Original Article
10/16/2013
SPRINGFIELD - "My face is blacked out because I am ashamed for everyone to know what I am," says Convicted Sex offender _____.
- But leave it up to the news media to splash your name all over the article!
Missouri considers _____ a sex offender, after one decision he made 15 years ago with a 14 year old girl when he was living in Washington.
"One thing led to another and we ended up having consensual sex," he says.
That's considered to be a crime in Washington. _____ served time in juvenile hall for the crime, even though the sex was consensual.
"It wasn't rape, wasn't child molestation. It wasn't anything with a baby, it wasn't a violent crime and yet I am still paying."
_____ has tried to move on with his life, he even joined the army. But, his past still haunts him.
"Even with my military record and my degrees in school, I am still overlooked and passed. It sucks," he says.

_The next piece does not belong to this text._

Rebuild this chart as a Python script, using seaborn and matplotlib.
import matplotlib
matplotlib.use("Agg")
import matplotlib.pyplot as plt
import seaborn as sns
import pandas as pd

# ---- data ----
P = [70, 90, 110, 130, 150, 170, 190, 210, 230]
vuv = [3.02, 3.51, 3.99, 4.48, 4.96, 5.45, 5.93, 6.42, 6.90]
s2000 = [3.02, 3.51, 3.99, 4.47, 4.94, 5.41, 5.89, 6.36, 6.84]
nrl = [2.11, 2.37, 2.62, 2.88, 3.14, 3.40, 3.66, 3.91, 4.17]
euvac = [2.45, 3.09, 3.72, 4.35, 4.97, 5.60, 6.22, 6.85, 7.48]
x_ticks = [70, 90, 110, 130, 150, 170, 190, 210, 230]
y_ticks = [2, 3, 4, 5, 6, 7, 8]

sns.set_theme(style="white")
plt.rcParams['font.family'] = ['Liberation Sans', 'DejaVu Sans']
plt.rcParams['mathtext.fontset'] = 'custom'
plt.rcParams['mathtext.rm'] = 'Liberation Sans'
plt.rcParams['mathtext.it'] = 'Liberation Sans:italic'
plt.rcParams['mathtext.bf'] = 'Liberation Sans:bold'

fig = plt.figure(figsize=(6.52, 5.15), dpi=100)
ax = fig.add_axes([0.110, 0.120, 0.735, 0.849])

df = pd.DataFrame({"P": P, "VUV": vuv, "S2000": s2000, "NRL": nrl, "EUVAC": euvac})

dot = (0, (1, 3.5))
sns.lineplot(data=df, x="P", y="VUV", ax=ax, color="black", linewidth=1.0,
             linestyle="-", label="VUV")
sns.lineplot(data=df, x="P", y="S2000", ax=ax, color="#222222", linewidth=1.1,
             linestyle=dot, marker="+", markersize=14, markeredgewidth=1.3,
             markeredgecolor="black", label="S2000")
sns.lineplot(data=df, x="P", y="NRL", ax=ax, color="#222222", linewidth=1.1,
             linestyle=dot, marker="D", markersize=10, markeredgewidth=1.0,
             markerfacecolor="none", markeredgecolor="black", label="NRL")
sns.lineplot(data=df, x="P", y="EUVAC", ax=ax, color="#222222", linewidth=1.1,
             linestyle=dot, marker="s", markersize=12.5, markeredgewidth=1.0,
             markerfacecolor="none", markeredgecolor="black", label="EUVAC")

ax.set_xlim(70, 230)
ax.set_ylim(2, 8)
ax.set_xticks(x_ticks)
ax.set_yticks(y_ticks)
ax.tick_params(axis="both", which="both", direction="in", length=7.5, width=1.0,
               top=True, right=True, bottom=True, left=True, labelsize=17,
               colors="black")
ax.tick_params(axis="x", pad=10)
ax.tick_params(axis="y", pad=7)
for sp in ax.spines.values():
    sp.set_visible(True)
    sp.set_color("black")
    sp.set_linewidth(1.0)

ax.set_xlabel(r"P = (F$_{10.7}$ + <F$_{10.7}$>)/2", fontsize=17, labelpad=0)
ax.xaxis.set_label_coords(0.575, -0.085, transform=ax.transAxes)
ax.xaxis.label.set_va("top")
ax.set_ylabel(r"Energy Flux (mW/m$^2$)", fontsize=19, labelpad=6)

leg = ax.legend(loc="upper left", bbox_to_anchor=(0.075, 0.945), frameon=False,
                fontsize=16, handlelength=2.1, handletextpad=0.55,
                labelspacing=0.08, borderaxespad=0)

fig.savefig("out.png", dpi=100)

"There's a whole coax of people who are accused, plead guilty that didn't have that mindset that don't have that same mental makeup as some of the people who are on the list," says Attorney Adam Wood.

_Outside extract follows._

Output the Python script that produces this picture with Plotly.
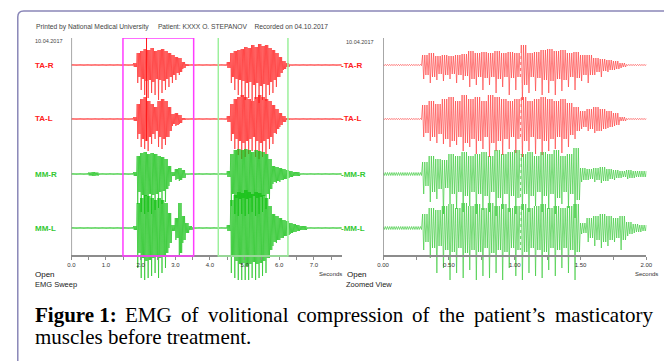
import numpy as np
import plotly.graph_objects as go

# ---------------- data ----------------
channels = ["TA-R", "TA-L", "MM-R", "MM-L"]
baseline_offsets = [191, 137, 82, 28]          # display units above the time axis

sweep_step = 0.1
sweep_time = [round(i * sweep_step, 2) for i in range(79)]     # 0.0 .. 7.8 s
sweep_ticks = [0, 1, 2, 3, 4, 5, 6, 7]
sweep_tick_labels = ["0.0", "1.0", "2.0", "3.0", "4.0", "5.0", "6.0", "7.0"]
sweep_minor_ticks = [0.5, 1.5, 2.5, 3.5, 4.5, 5.5, 6.5, 7.5]

sweep_tar_up = [0.6,0.6,0.6,0.6,0.6,0.6,0.6,0.6,0.6,0.6,
                0.6,0.6,0.6,0.6,0.6,0.6,0.6,0.6,2,12,
                14,16,15,17,14,15,16,14,12,10,
                8,7,3,1,0.6,0.6,0.6,0.6,0.6,0.6,
                0.6,0.6,0.6,0.6,0.6,3,12,14,15,16,
                18,17,20,18,21,19,20,17,15,12,
                8,4,2,0.6,0.6,0.6,0.6,0.6,0.6,0.6,
                0.6,0.6,0.6,0.6,0.6,0.6,0.6,0.6,0.6]
sweep_tar_dn = [0.6,0.6,0.6,0.6,0.6,0.6,0.6,0.6,0.6,0.6,
                0.6,0.6,0.6,0.6,0.6,0.6,0.6,0.6,2,18,
                25,30,33,28,30,35,28,25,22,18,
                15,10,4,1,0.6,0.6,0.6,0.6,0.6,0.6,
                0.6,0.6,0.6,0.6,0.6,3,18,25,30,32,
                35,33,36,34,38,35,36,30,28,22,
                12,5,2,0.6,0.6,0.6,0.6,0.6,0.6,0.6,
                0.6,0.6,0.6,0.6,0.6,0.6,0.6,0.6,0.6]
sweep_tal_up = [0.6,0.6,0.6,0.6,0.6,0.6,0.6,0.6,0.6,0.6,
                0.6,0.6,0.6,0.6,0.6,0.6,0.6,0.6,2,15,
                20,22,18,15,12,18,20,18,12,5,
                6,4,1,0.6,0.6,0.6,0.6,0.6,0.6,0.6,
                0.6,0.6,0.6,0.6,0.6,3,15,20,22,24,
                22,20,18,22,24,22,20,18,14,10,
                6,3,1,0.6,0.6,0.6,0.6,0.6,0.6,0.6,
                0.6,0.6,0.6,0.6,0.6,0.6,0.6,0.6,0.6]
sweep_tal_dn = [0.6,0.6,0.6,0.6,0.6,0.6,0.6,0.6,0.6,0.6,
                0.6,0.6,0.6,0.6,0.6,0.6,0.6,0.6,2,20,
                28,30,32,25,20,28,30,26,18,7,
                7,5,1,0.6,0.6,0.6,0.6,0.6,0.6,0.6,
                0.6,0.6,0.6,0.6,0.6,3,22,30,36,40,
                38,35,32,38,40,38,35,30,25,15,
                8,3,1,0.6,0.6,0.6,0.6,0.6,0.6,0.6,
                0.6,0.6,0.6,0.6,0.6,0.6,0.6,0.6,0.6]
sweep_mmr_up = [0.6,0.6,0.6,0.6,0.6,1.5,2,1.5,0.6,0.6,
                0.6,0.6,0.6,0.6,0.6,0.6,0.6,0.6,2,18,
                21,22,20,21,20,18,17,15,8,2,
                5,6,4,0.6,0.6,0.6,0.6,0.6,0.6,0.6,
                0.6,0.6,0.6,0.6,0.6,3,20,24,25,24,
                25,24,22,24,23,22,20,15,8,7,
                6,5,4,3,2,2,0.6,0.6,0.6,0.6,
                0.6,0.6,0.6,0.6,0.6,0.6,0.6,0.6,0.6]
sweep_mmr_dn = [0.6,0.6,0.6,0.6,0.6,1.5,2,1.5,0.6,0.6,
                0.6,0.6,0.6,0.6,0.6,0.6,0.6,0.6,2,30,
                38,40,38,40,36,34,30,28,12,2,
                6,7,4,0.6,0.6,0.6,0.6,0.6,0.6,0.6,
                0.6,0.6,0.6,0.6,0.6,3,32,40,42,40,
                42,40,38,42,40,38,35,25,10,9,
                8,6,5,3,2,2,0.6,0.6,0.6,0.6,
                0.6,0.6,0.6,0.6,0.6,0.6,0.6,0.6,0.6]
sweep_mml_up = [0.6,0.6,0.6,0.6,0.6,0.6,0.6,0.6,0.6,0.6,
                0.6,0.6,0.6,0.6,0.6,0.6,0.6,0.6,2,25,
                30,33,32,30,28,30,28,25,15,3,
                10,25,12,5,2,0.6,0.6,0.6,0.6,0.6,
                0.6,0.6,0.6,0.6,0.6,3,28,33,36,35,
                38,36,34,36,35,33,30,22,14,12,
                10,8,7,5,4,3,2,2,0.6,0.6,
                0.6,0.6,0.6,0.6,0.6,0.6,0.6,0.6,0.6]
sweep_mml_dn = [0.6,0.6,0.6,0.6,0.6,0.6,0.6,0.6,0.6,0.6,
                0.6,0.6,0.6,0.6,0.6,0.6,0.6,0.6,2,40,
                50,52,50,48,45,50,45,40,20,3,
                12,28,15,5,2,0.6,0.6,0.6,0.6,0.6,
                0.6,0.6,0.6,0.6,0.6,3,45,50,52,52,
                52,52,50,52,50,48,45,30,18,15,
                12,10,8,6,4,3,2,2,0.6,0.6,
                0.6,0.6,0.6,0.6,0.6,0.6,0.6,0.6,0.6]

zoom_step = 0.05
zoom_time = [round(i * zoom_step, 3) for i in range(41)]       # 0.00 .. 2.00 s
zoom_ticks = [0, 0.5, 1.0, 1.5, 2.0]
zoom_tick_labels = ["0.00", "0.50", "1.00", "1.50", "2.00"]
zoom_minor_ticks = [0.25, 0.75, 1.25, 1.75]

zoom_tar_up = [0.6,0.6,0.6,0.6,0.6,0.6,10,12,9,10,
               9,10,11,14,12,13,12,14,12,13,
               12,20,12,13,15,16,14,15,12,13,
               10,10,7,6,5,4,2,0.6,0.6,0.6,
               0.6]
zoom_tar_dn = [0.6,0.6,0.6,0.6,0.6,0.6,14,18,15,16,
               14,18,15,22,20,25,20,28,22,30,
               25,35,28,26,30,28,30,26,22,25,
               16,18,10,12,7,5,3,0.6,0.6,0.6,
               0.6]
zoom_tal_up = [0.6,0.6,0.6,0.6,0.6,0.6,14,18,15,20,
               22,18,24,20,22,18,24,22,20,18,
               20,22,18,20,22,20,18,20,16,12,
               8,10,12,10,8,6,2,0.6,0.6,0.6,
               0.6]
zoom_tal_dn = [0.6,0.6,0.6,0.6,0.6,0.6,18,22,24,25,
               28,26,32,28,35,30,38,32,36,30,
               34,38,32,35,36,32,30,34,28,20,
               10,12,14,12,9,7,2,0.6,0.6,0.6,
               0.6]
zoom_mmr_up = [1.5,1.5,1.5,1.5,1.5,1.5,12,18,15,14,
               20,18,22,18,20,22,18,24,20,22,
               24,20,22,18,22,20,24,18,20,26,
               6,5,6,7,5,4,3,4,3,3,
               3]
zoom_mmr_dn = [1.5,1.5,1.5,1.5,1.5,1.5,20,28,25,40,
               30,35,38,32,40,36,38,42,35,38,
               40,36,38,32,38,35,40,30,34,44,
               8,6,8,9,7,6,4,5,4,3,
               3]
zoom_mml_up = [1.5,1.5,1.5,1.5,1.5,1.5,14,20,18,22,
               24,20,25,22,24,20,25,22,24,20,
               22,24,20,22,24,20,22,20,22,24,
               5,10,12,14,12,10,12,6,4,3,
               3]
zoom_mml_dn = [1.5,1.5,1.5,1.5,1.5,1.5,22,30,45,40,
               52,45,50,42,52,48,50,45,52,40,
               48,52,45,48,50,42,48,40,45,52,
               6,14,18,20,18,14,22,8,5,4,
               3]

sweep_window = [1.49, 3.53]      # magenta selection (s)
zoom_window = [4.24, 6.25]       # green selection (s)
sweep_cursor = 2.17
zoom_cursor = 1.045

caption_line1 = ["Figure 1:", "EMG", "of", "volitional", "compression", "of",
                 "the", "patient’s", "masticatory"]
caption_line2 = "muscles before treatment."

# ---------------- styling ----------------
W, H = 670, 361
RED = "#ff1a1a"
GREEN = "#12c012"
colors = [RED, RED, GREEN, GREEN]
AXIS = "#8c8c8c"
SANS = "Liberation Sans"
SERIF = "Liberation Serif"


def px(x):
    return x / W


def py(y):
    return 1 - y / H


def zigzag(t, up, dn, off, step, n_osc):
    """Dense oscillation inside the read envelope: the first stroke of each
    sample reaches the full (upper, lower) envelope, the others the core."""
    xs, ys = [], []
    for ti, u, d in zip(t, up, dn):
        core = min(u, d)
        for k in range(n_osc):
            x0 = ti + step * k / n_osc
            xs += [x0, x0 + step / (2 * n_osc)]
            ys += [off + u, off - (d if k == 0 else core)]
    return xs, ys


fig = go.Figure()

sweep_sets = [(sweep_tar_up, sweep_tar_dn), (sweep_tal_up, sweep_tal_dn),
              (sweep_mmr_up, sweep_mmr_dn), (sweep_mml_up, sweep_mml_dn)]
zoom_sets = [(zoom_tar_up, zoom_tar_dn), (zoom_tal_up, zoom_tal_dn),
             (zoom_mmr_up, zoom_mmr_dn), (zoom_mml_up, zoom_mml_dn)]

for i, name in enumerate(channels):
    xs, ys = zigzag(sweep_time, sweep_sets[i][0], sweep_sets[i][1],
                    baseline_offsets[i], sweep_step, 3)
    fig.add_trace(go.Scatter(x=xs, y=ys, mode="lines", name=name,
                             line=dict(color=colors[i], width=0.8),
                             opacity=0.85, xaxis="x", yaxis="y",
                             hoverinfo="skip"))
for i, name in enumerate(channels):
    xs, ys = zigzag(zoom_time, zoom_sets[i][0], zoom_sets[i][1],
                    baseline_offsets[i], zoom_step, 3)
    fig.add_trace(go.Scatter(x=xs, y=ys, mode="lines", name=name,
                             line=dict(color=colors[i], width=0.7),
                             opacity=0.8, xaxis="x2", yaxis="y2",
                             hoverinfo="skip"))

y_dom = [py(283), py(38)]
axis_pos = py(256)
tickfont = dict(family=SANS, size=6, color="#333333")

common_x = dict(anchor="free", position=axis_pos, showline=True,
                linecolor=AXIS, linewidth=1.5, ticks="outside", ticklen=3,
                tickcolor=AXIS, tickwidth=1, tickfont=tickfont,
                showgrid=False, zeroline=False, tickmode="array")

fig.update_layout(
    width=W, height=H, margin=dict(l=0, r=0, t=0, b=0),
    paper_bgcolor="white", plot_bgcolor="rgba(0,0,0,0)", showlegend=False,
    xaxis=dict(domain=[px(66.5), px(341.8)], range=[0, 7.8],
               tickvals=sweep_ticks, ticktext=sweep_tick_labels,
               minor=dict(tickmode="array", tickvals=sweep_minor_ticks,
                          ticks="outside", ticklen=3, tickcolor=AXIS),
               **common_x),
    yaxis=dict(domain=y_dom, range=[-27, 218], visible=False),
    xaxis2=dict(domain=[px(384), px(652)], range=[0, 2.0],
                tickvals=zoom_ticks, ticktext=zoom_tick_labels,
                minor=dict(tickmode="array", tickvals=zoom_minor_ticks,
                           ticks="outside", ticklen=3, tickcolor=AXIS),
                **common_x),
    yaxis2=dict(domain=y_dom, range=[-27, 218], visible=False, anchor="x2"),
)

shapes = []
for xr, yr in (("x", "y"), ("x2", "y2")):
    shapes.append(dict(type="line", xref=xr, yref=yr, x0=0, x1=0, y0=0, y1=218,
                       line=dict(color=AXIS, width=1.5)))
shapes.append(dict(type="rect", xref="x", yref="y", x0=sweep_window[0],
                   x1=sweep_window[1], y0=0, y1=218,
                   line=dict(color="#ff3cff", width=1.5)))
g0, g1 = zoom_window
shapes.append(dict(type="path", xref="x", yref="y",
                   path=f"M {g0},218 L {g0},0 L {g1},0 L {g1},218",
                   line=dict(color="#9cf09c", width=1.5)))
shapes.append(dict(type="line", xref="x", yref="y", x0=sweep_cursor,
                   x1=sweep_cursor, y0=115, y1=218,
                   line=dict(color=RED, width=1)))
shapes.append(dict(type="line", xref="x2", yref="y2", x0=zoom_cursor,
                   x1=zoom_cursor, y0=8, y1=205,
                   line=dict(color="white", width=1, dash="dot")))
fx, fy = px(12), py(11)
shapes.append(dict(type="path", xref="paper", yref="paper",
                   path=(f"M {fx},0 L {fx},{py(17)} Q {fx},{fy} {px(18)},{fy} "
                         f"L 1,{fy}"),
                   line=dict(color="#8a87b8", width=1.5)))
fig.update_layout(shapes=shapes)

ann = []


def text(x, y, s, size, color="#333333", anchor="left", family=SANS):
    ann.append(dict(xref="paper", yref="paper", x=px(x), y=py(y), text=s,
                    showarrow=False, xanchor=anchor, yanchor="middle",
                    font=dict(family=family, size=size, color=color)))


text(29, 27, "Printed by National Medical University     Patient: KXXX O. STEPANOV    Recorded on 04.10.2017",
     6.7, "#444444")
text(28, 41, "10.04.2017", 5.5, "#444444")
text(344, 42, "10.04.2017", 5.5, "#444444")

label_y = [65, 119, 174, 228]
for i, name in enumerate(channels):
    c = "#ff2020" if i < 2 else "#33c833"
    text(27, label_y[i], f"<b>{name}</b>", 8, c)
    text(339, label_y[i], f"<b>-{name}</b>", 8, c)

text(27, 274, "Open", 8, "#111111")
text(27, 284, "EMG Sweep", 7.5, "#222222")
text(344, 274, "Seconds", 6, "#333333", anchor="right")
text(345, 274, "Open", 8, "#111111")
text(344, 284, "Zoomed View", 7.5, "#222222")
text(638, 274, "Seconds", 6, "#333333")

# justified caption (Times metrics, Liberation Serif is metric compatible)
REG = {"E": .611, "M": .889, "G": .722, "o": .5, "f": .333, "v": .5,
       "l": .278, "i": .278, "t": .278, "n": .5, "a": .444, "c": .444,
       "m": .778, "p": .5, "r": .333, "e": .444, "s": .389, "h": .5,
       "’": .333, "y": .5}
BOLD = {"F": .611, "i": .278, "g": .5, "u": .556, "r": .444, "e": .444,
        "1": .5, ":": .333, " ": .25}
CAP = 21
words = caption_line1
widths = []
for k, w in enumerate(words):
    table = BOLD if k == 0 else REG
    widths.append(sum(table.get(ch, .5) for ch in w) * CAP)
left, right = 27, 655
gap = (right - left - sum(widths)) / (len(words) - 1)
xpos = left
for k, w in enumerate(words):
    s = f"<b>{w}</b>" if k == 0 else w
    text(xpos, 315, s, CAP, "black", family=SERIF)
    xpos += widths[k] + gap
text(27, 337, caption_line2, CAP, "black", family=SERIF)

fig.update_layout(annotations=ann)
fig.write_html("out.html", config={"displayModeBar": False},
               post_script="document.body.style.margin='0px';")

Wood says the problem is with how the registry is run, separating the consensual crimes from those that were not.
"The list is all encompassing list and it doesn't differential between those two types of people and that's a big issue," he says.
It's an issue that _____ deals with every day of his life.
"If you're going to judge me on something that happened 15 years ago for the person I am today, then shame on you. Shame on you," says _____.
There was a push a few months ago for a bill that would allow people 18 and under to no longer appear on the registry. But, it did not get passed.